The balance due on the note is $2,440.00.
MEMORANDUM
The plaintiff's gravamen consists of false representations relied upon by the debtor in two categories: (1) that she had funds available with which to pay off the $3,000.00 note at the time of closing the transfer of the property to her in August, 1979 when in fact she did not; (2) that she agreed to pay off the $3,000.00 note out of the proceeds of the sale of the property by her in July, 1980 and in fact did not do so. There is not a scintilla of evidence to support the allegations in the plaintiffs complaint. The undisputed testimony of the debtor which unqualifiedly withstood the test of cross-examination exonerates her completely.
A creditor who objects to the discharge of a debt because of false representations assumes a heavy burden. The frauds included in the portion of Section 523(a)(2)(A) of the Code, upon which the plaintiff relies, are those which in fact involve moral turpitude or intentional wrong; fraud implied in law which may exist without imputation of bad faith or immorality is insufficient. It must further affirmatively appear that such representations were knowingly and fraudulently made and that they were relied upon by the other party. 3 Collier 15th Edition 523-39 and 523-40 Sec. 523.08(4).

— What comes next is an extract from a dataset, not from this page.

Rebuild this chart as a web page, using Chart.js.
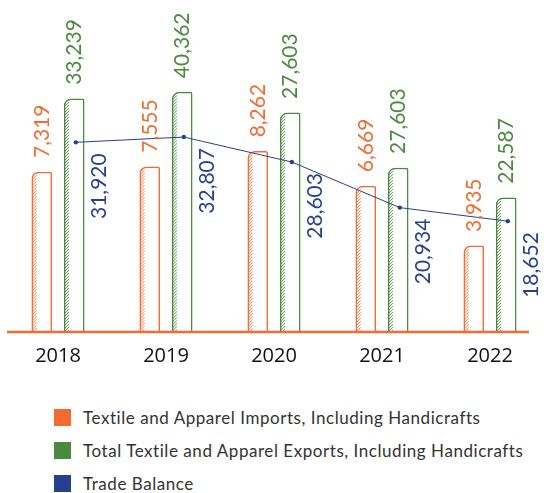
<!DOCTYPE html>
<html>
<head>
<meta charset="utf-8">
<script src="https://cdn.jsdelivr.net/npm/chart.js@4.4.0/dist/chart.umd.min.js"></script>
<style>
  html, body { margin: 0; padding: 0; background: #fff; overflow: hidden; }
  #wrap { position: relative; width: 548px; height: 493px; }
  #grafico { position: absolute; left: 0; top: 0; }
  .leyenda { position: absolute; left: 54px; top: 401px; font-family: Lato, sans-serif; font-size: 17px; letter-spacing: 0.55px; color: #333; }
  .item { display: flex; align-items: center; height: 33px; white-space: nowrap; }
  .caja { width: 17px; height: 17px; margin-right: 12px; }
</style>
</head>
<body>
<div id="wrap">
  <canvas id="grafico" width="548" height="388"></canvas>
  <div class="leyenda" id="leyenda"></div>
</div>
<script>
// ---------------- DATOS ----------------
const anios = ["2018", "2019", "2020", "2021", "2022"];
const importaciones = [7319, 7555, 8262, 6669, 3935];
const exportaciones = [39239, 40362, 36865, 27603, 22587];
const balance = [31920, 32807, 28603, 20934, 18652];
// textos tal como aparecen en la imagen
const textoExport = ["33,239", "40,362", "27,603", "27,603", "22,587"];

const nombres = [
  "Textile and Apparel Imports, Including Handicrafts",
  "Total Textile and Apparel Exports, Including Handicrafts",
  "Trade Balance"
];
const colores = ["#f26b30", "#4a8a3c", "#26408c"];

const fmt = v => v.toLocaleString("en-US");
const puntos = arr => arr.map((v, i) => ({ x: i, y: v }));

// ---------------- PLUGINS ----------------
const rayado = {
  id: "rayado",
  afterDatasetDraw(chart, args) {
    if (args.index > 1) return;
    const ctx = chart.ctx;
    const color = colores[args.index];
    args.meta.data.forEach(bar => {
      const x0 = bar.x - bar.width / 2;
      const w = 5;
      ctx.save();
      ctx.beginPath();
      ctx.rect(x0, bar.y + 3, w, bar.base - bar.y - 3);
      ctx.clip();
      ctx.strokeStyle = color;
      ctx.lineWidth = 0.9;
      for (let y = bar.y - 10; y < bar.base + 10; y += 3) {
        ctx.beginPath();
        ctx.moveTo(x0, y);
        ctx.lineTo(x0 + w, y - w);
        ctx.stroke();
      }
      ctx.restore();
    });
  }
};

// línea base naranja (algo más corta que el área del gráfico)
const base = {
  id: "base",
  afterDraw(chart) {
    const { ctx, chartArea } = chart;
    ctx.save();
    ctx.strokeStyle = colores[0];
    ctx.lineWidth = 2.5;
    ctx.beginPath();
    ctx.moveTo(chartArea.left + 3, chartArea.bottom);
    ctx.lineTo(chartArea.right - 15, chartArea.bottom);
    ctx.stroke();
    ctx.restore();
  }
};

const etiquetas = {
  id: "etiquetas",
  afterDatasetsDraw(chart) {
    const ctx = chart.ctx;
    ctx.save();
    ctx.font = "21px Lato";
    ctx.textBaseline = "middle";

    const textos = [importaciones.map(fmt), textoExport];
    [0, 1].forEach(di => {
      chart.getDatasetMeta(di).data.forEach((bar, i) => {
        ctx.save();
        ctx.translate(bar.x, bar.y - 14);
        ctx.rotate(-Math.PI / 2);
        ctx.textAlign = "left";
        ctx.fillStyle = colores[di];
        ctx.fillText(textos[di][i], 0, 0);
        ctx.restore();
      });
    });

    chart.getDatasetMeta(2).data.forEach((pt, i) => {
      ctx.save();
      ctx.translate(pt.x + 23, pt.y + 11);
      ctx.rotate(-Math.PI / 2);
      ctx.textAlign = "right";
      ctx.fillStyle = colores[2];
      ctx.fillText(fmt(balance[i]), 0, 0);
      ctx.restore();
    });
    ctx.restore();
  }
};

// ---------------- GRÁFICO ----------------
const barra = (i, datos, ejeX, ejeY) => ({
  type: "bar",
  label: nombres[i],
  data: puntos(datos),
  xAxisID: ejeX,
  yAxisID: ejeY,
  order: 1,
  grouped: false,
  barThickness: 20,
  backgroundColor: "#ffffff",
  borderColor: colores[i],
  borderWidth: 1.5,
  borderSkipped: "bottom",
  borderRadius: { topLeft: 7, topRight: 2, bottomLeft: 0, bottomRight: 0 }
});

// ejes ocultos desplazados para cada serie dentro del grupo
const ejeOculto = (desp) => ({ type: "linear", display: false, offset: false, min: -0.5 - desp, max: 4.5 - desp });

new Chart(document.getElementById("grafico"), {
  data: {
    labels: anios,
    datasets: [
      barra(0, importaciones, "xi", "y2"),
      barra(1, exportaciones, "xe", "y"),
      {
        type: "line",
        label: nombres[2],
        data: puntos(balance),
        xAxisID: "xl",
        yAxisID: "y",
        order: 0,
        borderColor: colores[2],
        borderWidth: 1,
        pointRadius: 2.2,
        pointBackgroundColor: colores[2],
        pointBorderWidth: 0,
        tension: 0
      }
    ]
  },
  options: {
    responsive: false,
    animation: false,
    layout: { padding: { left: 3, right: 1, top: 0, bottom: 8 } },
    plugins: { legend: { display: false }, tooltip: { enabled: false } },
    scales: {
      x: {
        type: "category",
        offset: true,
        grid: { display: false, drawTicks: false },
        border: { display: false },
        ticks: { color: "#111", padding: 12, font: { family: "Open Sans", size: 20 } }
      },
      xi: ejeOculto(-0.15),
      xe: ejeOculto(0.15),
      xl: ejeOculto(0.165),
      y: { display: false, min: 0, max: 55200 },
      y2: { display: false, min: 0, max: 15000 }
    }
  },
  plugins: [rayado, etiquetas, base]
});

// ---------------- LEYENDA ----------------
const leyenda = document.getElementById("leyenda");
nombres.forEach((n, i) => {
  const item = document.createElement("div");
  item.className = "item";
  const caja = document.createElement("span");
  caja.className = "caja";
  caja.style.background = colores[i];
  const txt = document.createElement("span");
  txt.textContent = n;
  item.appendChild(caja);
  item.appendChild(txt);
  leyenda.appendChild(item);
});
</script>
</body>
</html>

The courts, under Sec. 17(a) of the Bankruptcy Act, the forerunner of Sec. 523 under the Code and couched in the same language, have uniformly construed that false pretenses or false representations entail frauds which involve moral turpitude or intentional wrong and not those implied in law. Underwood v. Ajax Rubber Company, Inc., Tex.Civ.App., 296 S.W. 964, 11 Am. B.R. (N.S.) 488; In the Matter of Noble, D.C., 42 F.Supp. 684, 48 Am.B.R. (N.S.) 391. See also cases cited under Note 12, 3 Col., 15th Ed. 523-39.
The testimony adduced by the plaintiff was not only insufficient to establish a prima facie case but also tended to thwart the purpose of the Bankruptcy Act which is to give the debtor a "new opportunity in life and a clear field for future effort, unhampered by the pressure of preexisting debt. . . . " Lines v. Frederick, 400 U.S. 18, 19, 91 S.Ct. 113, 113-114, 27 L.Ed.2d 124 (1970). This view is supported by the absence at the hearing of plaintiff Ralph A. Foster who conducted all of the transactions with the debtor and was apparently responsible for the allegations in the complaint charging fraud. A trip to Maine was represented by his attorney as an explanation for his failure to appear. Under the circumstances the Court is inclined to question the good faith of the plaintiffs in prosecuting the complaint. Rather it seems to be an attempt to impair the debtor's fresh start and is contrary to the spirit of the Bankruptcy Code.
Judgment dismissing the action is being entered.